About the commission
The Vermont Commission of Family Recognition and Protection was created in July 2007 by Senate President Pro Tem Peter Shumlin, D-Windham County and Speaker of the House Gaye Symington, D-Jericho to gauge the public's reaction to gay marriage and civil unions.
In 2000, Vermont became the first state in the country to allow same-sex couples a civil union. Since then, more than 1,200 Vermont couples have joined in civil union, with more than 8,000 couples from other states and countries coming to Vermont to do the same.
Little, who was chairman of the House Judicial Committee during the civil union debate in 2000, said the commission hoped to study three topics during its statewide tour: First, are civil unions doing what they're supposed to do?

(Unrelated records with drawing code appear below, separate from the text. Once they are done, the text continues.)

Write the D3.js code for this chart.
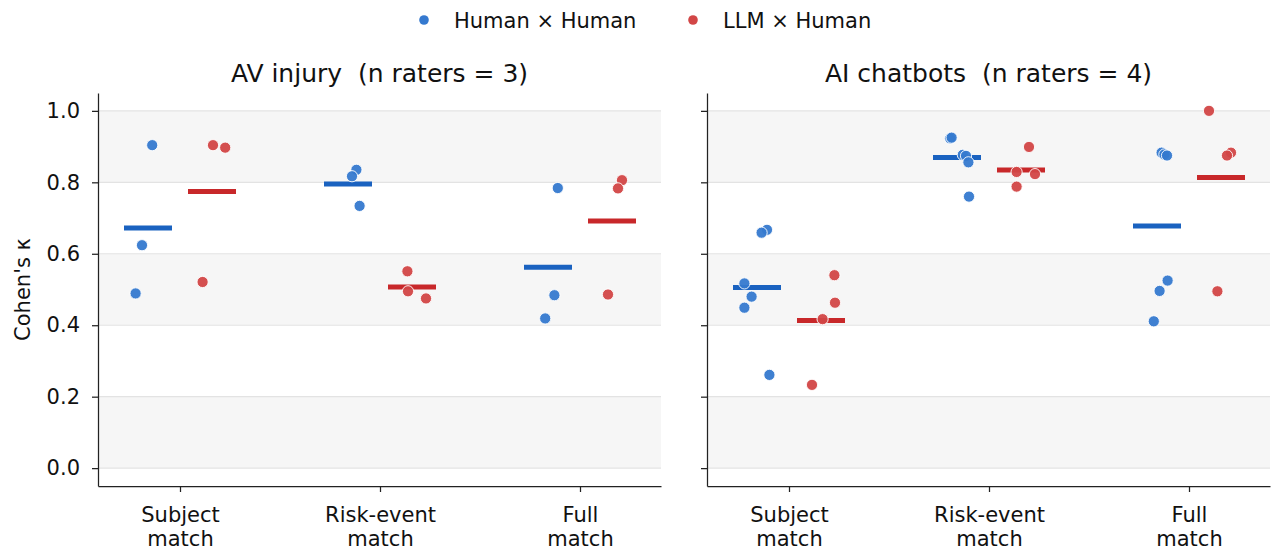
<!DOCTYPE html>
<html>
<head>
<meta charset="utf-8">
<script src="https://cdn.jsdelivr.net/npm/d3@7"></script>
<style>
  body { margin: 0; background: #fff; }
  svg text { font-family: "DejaVu Sans", sans-serif; white-space: pre; }
  .tick text { font-size: 21px; fill: #111; }
  .tick line { stroke: #222; stroke-width: 1.25; }
  .domain { stroke: #222; stroke-width: 1.25; }
</style>
</head>
<body>
<svg width="1274" height="551"></svg>
<script>
// chart values
const panelTitles = ["AV injury  (n raters = 3)", "AI chatbots  (n raters = 4)"]
const categories = ["Subject match", "Risk-event match", "Full match"]
const seriesNames = ["Human \u00d7 Human", "LLM \u00d7 Human"]
const yTicks = [0, 0.2, 0.4, 0.6, 0.8, 1.0]

// pairwise kappas, one inner array per category
const avHumanHuman = [[0.904, 0.624, 0.489], [0.835, 0.817, 0.734], [0.784, 0.484, 0.419]]
const avLlmHuman = [[0.904, 0.897, 0.521], [0.551, 0.495, 0.475], [0.806, 0.783, 0.486]]
const chatHumanHuman = [[0.667, 0.659, 0.517, 0.480, 0.449, 0.261],
  [0.923, 0.925, 0.877, 0.874, 0.856, 0.760],
  [0.883, 0.878, 0.875, 0.525, 0.496, 0.411]]
const chatLlmHuman = [[0.540, 0.463, 0.417, 0.233], [0.899, 0.829, 0.823, 0.788], [1.0, 0.883, 0.875, 0.495]]

// strip jitter (category units)
const avHumanHumanJit = [[-0.139, -0.19, -0.222], [-0.118, -0.14, -0.102], [-0.111, -0.128, -0.174]]
const avLlmHumanJit = [[0.165, 0.226, 0.113], [0.137, 0.14, 0.23], [0.21, 0.19, 0.14]]
const chatHumanHumanJit = [[-0.11, -0.137, -0.223, -0.187, -0.223, -0.098],
  [-0.194, -0.187, -0.131, -0.115, -0.103, -0.1],
  [-0.137, -0.123, -0.11, -0.107, -0.147, -0.176]]
const chatLlmHumanJit = [[0.227, 0.23, 0.168, 0.115], [0.2, 0.138, 0.23, 0.138], [0.1, 0.21, 0.19, 0.142]]

const panelData = [
  [{ vals: avHumanHuman, jit: avHumanHumanJit }, { vals: avLlmHuman, jit: avLlmHumanJit }],
  [{ vals: chatHumanHuman, jit: chatHumanHumanJit }, { vals: chatLlmHuman, jit: chatLlmHumanJit }]
]

const pointColors = ["#3579cf", "#d24646"]
const meanColors = ["#1a62c0", "#c8282a"]
const meanOffset = [-0.16, 0.16]

const svg = d3.select("svg")

const panelLeft = [98, 707]
const panelWidth = 563
const plotTop = 93, plotBottom = 486

const yScale = d3.scaleLinear()
  .domain([-0.05, 1.05])
  .range([plotBottom, plotTop])

panelTitles.forEach((title, p) => {
  const g = svg.append("g")
    .attr("transform", `translate(${panelLeft[p]},0)`)

  const xScale = d3.scaleLinear()
    .domain([-0.41, 2.405])
    .range([0, panelWidth])

  // alternating bands
  g.append("g").selectAll("rect")
    .data([0, 0.4, 0.8])
    .enter().append("rect")
    .attr("x", 0)
    .attr("width", panelWidth)
    .attr("y", d => yScale(d + 0.2))
    .attr("height", d => yScale(d) - yScale(d + 0.2))
    .attr("fill", "#f6f6f6")

  g.append("g").selectAll("line")
    .data(yTicks)
    .enter().append("line")
    .attr("x1", 0)
    .attr("x2", panelWidth)
    .attr("y1", d => yScale(d))
    .attr("y2", d => yScale(d))
    .attr("stroke", "#e3e3e3")
    .attr("stroke-width", 1.2)

  const yAxis = d3.axisLeft(yScale)
    .tickValues(yTicks)
    .tickSize(6)
    .tickSizeOuter(0)
    .tickPadding(12)
    .tickFormat(p === 0 ? d3.format(".1f") : () => "")

  g.append("g").call(yAxis)

  const xAxis = d3.axisBottom(xScale)
    .tickValues([0, 1, 2])
    .tickSize(6)
    .tickSizeOuter(0)
    .tickFormat("")

  const xAxisG = g.append("g")
    .attr("transform", `translate(0,${plotBottom})`)
    .call(xAxis)

  xAxisG.selectAll(".tick").each(function(d) {
    const words = categories[d].split(" ")
    const t = d3.select(this).append("text")
      .attr("fill", "#111")
      .attr("text-anchor", "middle")
    words.forEach((w, i) => {
      t.append("tspan")
        .attr("x", 0)
        .attr("y", 36 + i * 24)
        .text(w)
    })
  })

  g.append("text")
    .attr("x", panelWidth / 2)
    .attr("y", 82)
    .attr("text-anchor", "middle")
    .attr("font-size", 25)
    .attr("fill", "#111")
    .text(title)

  panelData[p].forEach((s, k) => {
    // mean bars
    g.append("g").selectAll("line")
      .data(s.vals)
      .enter().append("line")
      .attr("x1", (d, c) => xScale(c + meanOffset[k] - 0.12))
      .attr("x2", (d, c) => xScale(c + meanOffset[k] + 0.12))
      .attr("y1", d => yScale(d3.mean(d)))
      .attr("y2", d => yScale(d3.mean(d)))
      .attr("stroke", meanColors[k])
      .attr("stroke-width", 5)
  })

  panelData[p].forEach((s, k) => {
    const pts = []
    s.vals.forEach((arr, c) => arr.forEach((v, i) => pts.push({ c: c, v: v, j: s.jit[c][i] })))
    g.append("g").selectAll("circle")
      .data(pts)
      .enter().append("circle")
      .attr("cx", d => xScale(d.c + d.j))
      .attr("cy", d => yScale(d.v))
      .attr("r", 5.6)
      .attr("fill", pointColors[k])
      .attr("fill-opacity", 0.95)
      .attr("stroke", "#fff")
      .attr("stroke-width", 0.9)
  })
})

svg.append("text")
  .attr("transform", `translate(30,${(yScale(1) + yScale(0)) / 2}) rotate(-90)`)
  .attr("text-anchor", "middle")
  .attr("font-size", 21)
  .attr("fill", "#111")
  .text("Cohen's \u03ba")

// legend
const legendX = [424, 693]
const legendG = svg.append("g")
legendG.selectAll("circle")
  .data(seriesNames)
  .enter().append("circle")
  .attr("cx", (d, i) => legendX[i])
  .attr("cy", 20)
  .attr("r", 4.8)
  .attr("fill", (d, i) => pointColors[i])
legendG.selectAll("text")
  .data(seriesNames)
  .enter().append("text")
  .attr("x", (d, i) => legendX[i] + 30)
  .attr("y", 28)
  .attr("font-size", 21)
  .attr("fill", "#111")
  .text(d => d)
</script>
</body>
</html>
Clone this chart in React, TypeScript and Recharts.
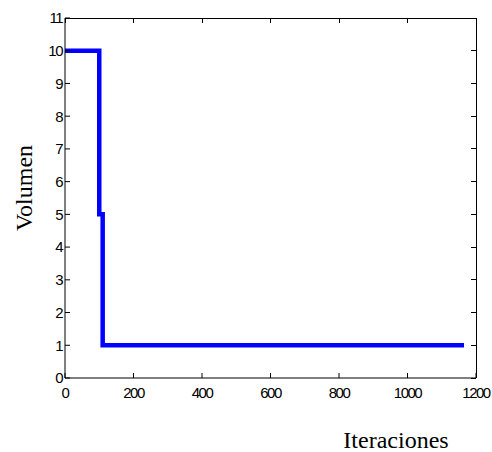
import { LineChart, Line, XAxis, YAxis } from 'recharts';

// step trace of the volume per iteration
const iterations = [0, 100, 100, 110, 110, 1165];
const volumes = [10, 10, 5, 5, 1, 1];

const xTicks = [0, 200, 400, 600, 800, 1000, 1200];
const yTicks = [0, 1, 2, 3, 4, 5, 6, 7, 8, 9, 10, 11];

const data = iterations.map((it, i) => ({ it, vol: volumes[i] }));

const W = 492;
const H = 452;
const MARGIN = { top: 18, right: 16, bottom: 44, left: 25 };
const Y_AXIS_W = 40;
const X_AXIS_H = 30;
const TICK_LEN = 5;

// plot box, same numbers the chart gets below
const box = {
  left: MARGIN.left + Y_AXIS_W,
  top: MARGIN.top,
  right: W - MARGIN.right,
  bottom: H - MARGIN.bottom - X_AXIS_H,
};
const xMax = xTicks[xTicks.length - 1];
const yMax = yTicks[yTicks.length - 1];
const sx = (v: number) => box.left + (v / xMax) * (box.right - box.left);
const sy = (v: number) => box.bottom - (v / yMax) * (box.bottom - box.top);

const tickFont = {
  fontFamily: '"Liberation Sans", Arial, sans-serif',
  fontSize: 15,
  fill: '#000',
  letterSpacing: -1.5,
};

const axisLine = { stroke: '#000', strokeWidth: 1 };

const titleFont = {
  fontFamily: '"Liberation Serif", "Times New Roman", serif',
  fontSize: 24,
  lineHeight: 1,
  whiteSpace: 'nowrap' as const,
};

// top and right edges of the box with their inward ticks
function BoxEdges() {
  return (
    <svg width={W} height={H} style={{ position: 'absolute', left: 0, top: 0, pointerEvents: 'none' }}>
      <g stroke="#000" strokeWidth={1} shapeRendering="crispEdges">
        <line x1={box.left} y1={box.top} x2={box.right} y2={box.top} />
        <line x1={box.right} y1={box.top} x2={box.right} y2={box.bottom} />
        {xTicks.map((t) => (
          <line key={`x${t}`} x1={sx(t)} y1={box.top} x2={sx(t)} y2={box.top + TICK_LEN} />
        ))}
        {yTicks.map((t) => (
          <line key={`y${t}`} x1={box.right} y1={sy(t)} x2={box.right - TICK_LEN} y2={sy(t)} />
        ))}
      </g>
    </svg>
  );
}

export default function App() {
  return (
    <div style={{ position: 'absolute', left: 0, top: 0, width: W, height: H, background: '#fff', overflow: 'hidden' }}>
      <LineChart width={W} height={H} data={data} margin={MARGIN}>
        <XAxis
          dataKey="it"
          type="number"
          domain={[0, xMax]}
          ticks={xTicks}
          interval={0}
          height={X_AXIS_H}
          tickSize={-TICK_LEN}
          tickMargin={14}
          tick={tickFont}
          axisLine={axisLine}
          tickLine={axisLine}
        />
        <YAxis
          type="number"
          domain={[0, yMax]}
          ticks={yTicks}
          interval={0}
          width={Y_AXIS_W}
          tickSize={-TICK_LEN}
          tickMargin={8}
          tick={tickFont}
          axisLine={axisLine}
          tickLine={axisLine}
        />
        <Line
          type="linear"
          dataKey="vol"
          stroke="#0000ff"
          strokeWidth={4.5}
          dot={false}
          isAnimationActive={false}
        />
      </LineChart>
      <BoxEdges />
      <div
        style={{
          ...titleFont,
          position: 'absolute',
          left: 24,
          top: 188,
          transform: 'translate(-50%, -50%) rotate(-90deg)',
        }}
      >
        Volumen
      </div>
      <div
        style={{
          ...titleFont,
          position: 'absolute',
          left: 396,
          top: 440,
          transform: 'translate(-50%, -50%)',
        }}
      >
        Iteraciones
      </div>
    </div>
  );
}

Second, why is there a separate legal precedent for same-sex unions? Third, what's the current perspective on marriage?
Little said the hearings, which have been held in Johnson, Bennington, St. Albans and points in between, have seen public sentiment mostly in favor of gay marriage, though that could be a result of the opposition's boycott.
"We only see two, maybe three (opponents of civil unions and equal marriage rights) a meeting," Little said.
On the support side, Robyn Maguire, field director for the Vermont Freedom to Marry Task Force, said she's been encouraging same-sex couples to attend and give public statements. According to Maguire, the Task Force has been leading the fight for equal marriage. She believes that the current unions fall short of equality.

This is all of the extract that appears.